The log supports my latest theory, that if thermal polling happens at the wrong
time, then the sleep hangs. Here's the longer version.
To quiet the fan, I set the THM2 trip point to 50 C and the polling frequency
to 10 seconds for THM0 and THM2 (with polling disabled, the fan does not turn
on and off with the new trip point, although it seems to work with the default
DSDT trip point -- a matter to investigate and perhaps file a report, but
another story).
So every 10 seconds, THM0 methods are run; and every 10 seconds some THM2
methods are run. If those methods are run during a critical section of going
to sleep (I think it's the PTS method), then trouble happens. But that can
happen only with a fully preemptible kernel. With a non-preemptible kernel, or
even one with only voluntary preempts, the THM0 or THM2 methods won't be run,
and all is well.
This theory would explain why the hang happens only once in a while. Suppose
that the critical going-to-sleep section lasts 0.5 seconds. The thermal
polling happens every 10 seconds, so 5% of the time it will happen during the
critical section (or 10% of the time, if the two thermal zone pollings are
independent). So on average the system will hang once every 20 (or 10) times.
One prediction, therefore, is that lowering the polling interval will increase
the chance of hanging the system. So I lowered it to 1 second for THM0 and
THM2 (with a 0.3 second sleep after setting the first, so that the two do not
trigger at the same time, which should maximize the chance of hitting the
critical section). As expected, with this faster polling the sleep hangs more
frequently.
The attached serial-console log file (acpi_debug=0x1F) shows a good sleep/wake,
then a bad one (tries to sleep, then infinite loops, so I reboot). Here is an
egrep of it for @@@@ or Method: lines (the @@@@ lines are put there by my
suspend script).
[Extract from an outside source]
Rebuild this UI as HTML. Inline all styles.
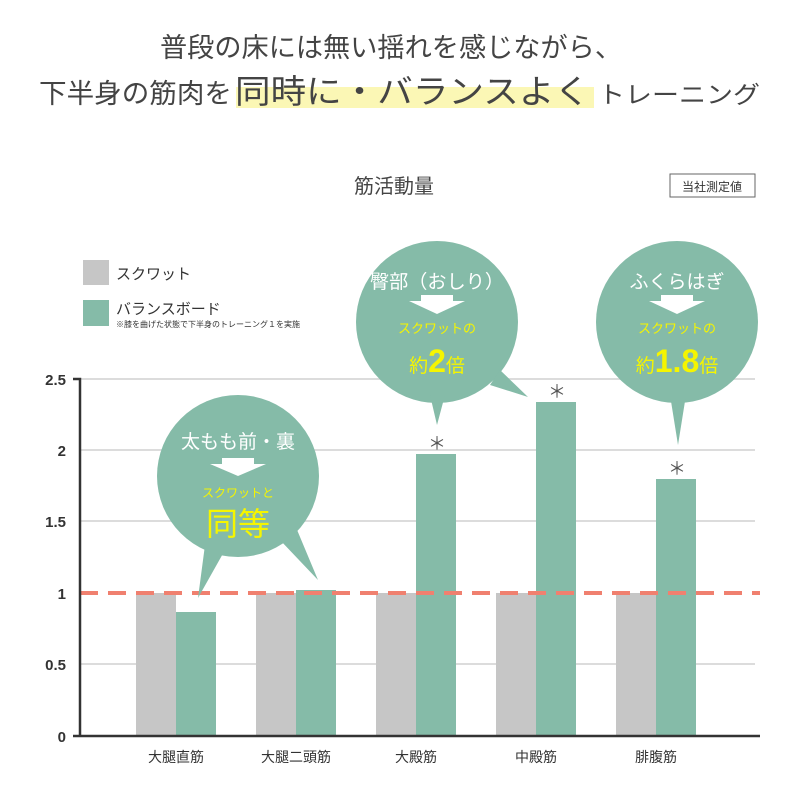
<!DOCTYPE html><html><head><meta charset="utf-8"><style>
body{margin:0;background:#fff;}
svg text{font-family:"Liberation Sans","Noto Sans CJK JP",sans-serif;}
</style></head><body>
<svg width="800" height="790" xmlns="http://www.w3.org/2000/svg">
<rect x="236" y="87" width="358" height="21" fill="#fbf7b5"/>
<text x="160" y="57" font-size="27" fill="#444" textLength="462" lengthAdjust="spacingAndGlyphs">普段の床には無い揺れを感じながら、</text>
<text x="39" y="103" font-size="27" fill="#444" textLength="193" lengthAdjust="spacingAndGlyphs">下半身の筋肉を</text>
<text x="235" y="103" font-size="33" fill="#444" textLength="355" lengthAdjust="spacingAndGlyphs">同時に・バランスよく</text>
<text x="598" y="103" font-size="24" fill="#444" textLength="162" lengthAdjust="spacingAndGlyphs">トレーニング</text>
<text x="394" y="193" font-size="20" fill="#444" text-anchor="middle">筋活動量</text>
<rect x="670" y="174" width="85" height="23" fill="#fff" stroke="#666" stroke-width="1"/>
<text x="712" y="191" font-size="12" fill="#333" text-anchor="middle">当社測定値</text>
<rect x="83" y="260" width="26" height="25" fill="#c6c6c6"/>
<text x="116" y="279" font-size="15" fill="#333">スクワット</text>
<rect x="83" y="300" width="26" height="26" fill="#85bba8"/>
<text x="116" y="314" font-size="15" fill="#333">バランスボード</text>
<text x="116" y="327" font-size="8" fill="#333">※膝を曲げた状態で下半身のトレーニング１を実施</text>
<g stroke="#dcdcdc" stroke-width="2">
<line x1="80" y1="379" x2="755" y2="379"/><line x1="80" y1="450" x2="755" y2="450"/><line x1="80" y1="521" x2="755" y2="521"/><line x1="80" y1="664" x2="755" y2="664"/>
</g>
<g fill="#c6c6c6">
<rect x="136" y="593" width="40" height="143"/><rect x="256" y="593" width="40" height="143"/><rect x="376" y="593" width="40" height="143"/><rect x="496" y="593" width="40" height="143"/><rect x="616" y="593" width="40" height="143"/>
</g>
<g fill="#85bba8">
<rect x="176" y="612" width="40" height="124"/><rect x="296" y="590" width="40" height="146"/><rect x="416" y="454" width="40" height="282"/><rect x="536" y="402" width="40" height="334"/><rect x="656" y="479" width="40" height="257"/>
</g>
<line x1="80" y1="593" x2="760" y2="593" stroke="#f0806f" stroke-width="4" stroke-dasharray="18,10"/>
<path d="M73 379H80V736H73M80 736H760" fill="none" stroke="#333" stroke-width="2.5"/>
<g font-size="15" font-weight="bold" fill="#333" text-anchor="end">
<text x="66" y="385">2.5</text><text x="66" y="456">2</text><text x="66" y="527">1.5</text><text x="66" y="599">1</text><text x="66" y="670">0.5</text><text x="66" y="742">0</text>
</g>
<g font-size="14" fill="#333" text-anchor="middle">
<text x="176" y="762">大腿直筋</text><text x="296" y="762">大腿二頭筋</text><text x="416" y="762">大殿筋</text><text x="536" y="762">中殿筋</text><text x="656" y="762">腓腹筋</text>
</g>
<g font-size="18" fill="#555" text-anchor="middle" font-family="Noto Sans CJK JP"><text x="437" y="450">＊</text><text x="557" y="398">＊</text><text x="677" y="475">＊</text></g>
<g fill="#85bba8">
<circle cx="238" cy="476" r="81"/><path d="M205 545L198 598L225 550ZM280 540L318 580L295 525Z"/>
<circle cx="437" cy="322" r="81"/><path d="M430 395L437 425L445 395ZM500 370L528 397L490 385Z"/>
<circle cx="677" cy="322" r="81"/><path d="M670 395L678 445L686 395Z"/>
</g>
<g fill="#fff" text-anchor="middle">
<text x="238" y="448" font-size="19">太もも前・裏</text>
<path d="M222 458H254V464H266L238 476L210 464H222Z"/>
<text x="437" y="288" font-size="19" textLength="134" lengthAdjust="spacingAndGlyphs">臀部（おしり）</text>
<path d="M421 295H453V301H465L437 314L409 301H421Z"/>
<text x="677" y="288" font-size="19">ふくらはぎ</text>
<path d="M661 295H693V301H705L677 314L649 301H661Z"/>
</g>
<g fill="#f5f500" text-anchor="middle">
<text x="238" y="497" font-size="12">スクワットと</text>
<text x="238" y="535" font-size="32">同等</text>
<text x="437" y="333" font-size="13">スクワットの</text>
<text x="437" y="372" font-size="19">約<tspan font-size="32" font-weight="bold">2</tspan>倍</text>
<text x="677" y="333" font-size="13">スクワットの</text>
<text x="677" y="372" font-size="19">約<tspan font-size="32" font-weight="bold">1.8</tspan>倍</text>
</g>
</svg>
</body></html>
The first SLEEP goes okay, and the thermal methods start to
run and show up in the log. In the second SLEEP, they aren't there, perhaps
because they ran at a dangerous time during PTS, hung the system, and the log
never showed them.
@@@@ SLEEP
@@@@ Tue Aug 16 11:29:05 EDT 2005
@@@@ Linux sanjoy 2.6.13-rc6-2612-with-preempt-without-bkl+patches
@@@@ BOOT_IMAGE=-preempt-bkl ro root=305 idebus=66 apm=off acpi=force
pci=noacpi console=ttyS0,115200 console=tty0 acpi_sleep=s3_bios
Execute Method: [\_TZ_.THM2._TMP] (Node c1576608)
Execute Method: [\_TZ_.THM0._TMP] (Node c1576a08)
Execute Method: [\_TZ_.THM2._TMP] (Node c1576608)
Execute Method: [\_TZ_.THM0._TMP] (Node c1576a08)
Execute Method: [\_TZ_.THM2._TMP] (Node c1576608)
Execute Method: [\_SB_.LID0._PSW] (Node c15558c8)
Execute Method: [\_SB_.SLPB._PSW] (Node c15557c8)
Execute Method: [\_TZ_.THM0._TMP] (Node c1576a08)
Execute Method: [\_PTS] (Node c1575548)
Execute Method: [\_TZ_.THM2._TMP] (Node c1576608)
Execute Method: [\_TZ_.THM0._TMP] (Node c1576a08)
Execute Method: [\_TZ_.THM2._TMP] (Node c1576608)
Execute Method: [\_SI_._SST] (Node c15752c8)
Execute Method: [\_TZ_.THM0._TMP] (Node c1576a08)
Execute Method: [\_TZ_.THM2._TMP] (Node c1576608)
Execute Method: [\_TZ_.THM0._TMP] (Node c1576a08)
@@@@ WAKE
@@@@ Tue Aug 16 11:30:18 EDT 2005
[2nd sleep, but no wake:]
@@@@ SLEEP
@@@@ Tue Aug 16 11:30:42 EDT 2005
@@@@ Linux sanjoy 2.6.13-rc6-2612-with-preempt-without-bkl+patches
@@@@ BOOT_IMAGE=-preempt-bkl ro root=305 idebus=66 apm=off acpi=force
pci=noacpi console=ttyS0,115200 console=tty0 acpi_sleep=s3_bios
Execute Method: [\_SB_.LID0._PSW] (Node c15558c8)
Execute Method: [\_SB_.SLPB._PSW] (Node c15557c8)
Execute Method: [\_PTS] (Node c1575548)
If I enable ACPI_LV_MUTEX and/or ACPI_LV_THREADS, would that help to pinpoint the hang? *** Bug 4926 has been marked as a duplicate of this bug. *** Sadly, it happened again even with turning off the thermal polling. But it has taken many days of using sleep/wake, so the bug triggers less often since I turned off thermal polling before the sleep. Perhaps some other thread jumps in and causes problems, but less often? Has this issue ever been resolved? I am experiencing a similar phenomenon on a T60 with 2.6.15 and CONFIG_LOCK_KERNEL=y # CONFIG_PREEMPT_NONE is not set CONFIG_PREEMPT=y CONFIG_PREEMPT_BKL=y Does anyone have a reliably working config for S3 suspend on a T60 ? Try the patch given in Bug 6749. It fixed S3 suspend on my 600X. Without the patch my T60 hangs once in a while (though a lot fewer after I started unlinking the fan module before suspending). But I haven't had the time to try that patch on the T60. Is the 600X still available to reproduce this issue with 2.6.22? I gave it away to a good local cause a few months ago. I would have sent it to you, if I'd thought of it. Sorry! Though the patch in 6749 fixed the problem, as far as I could find. |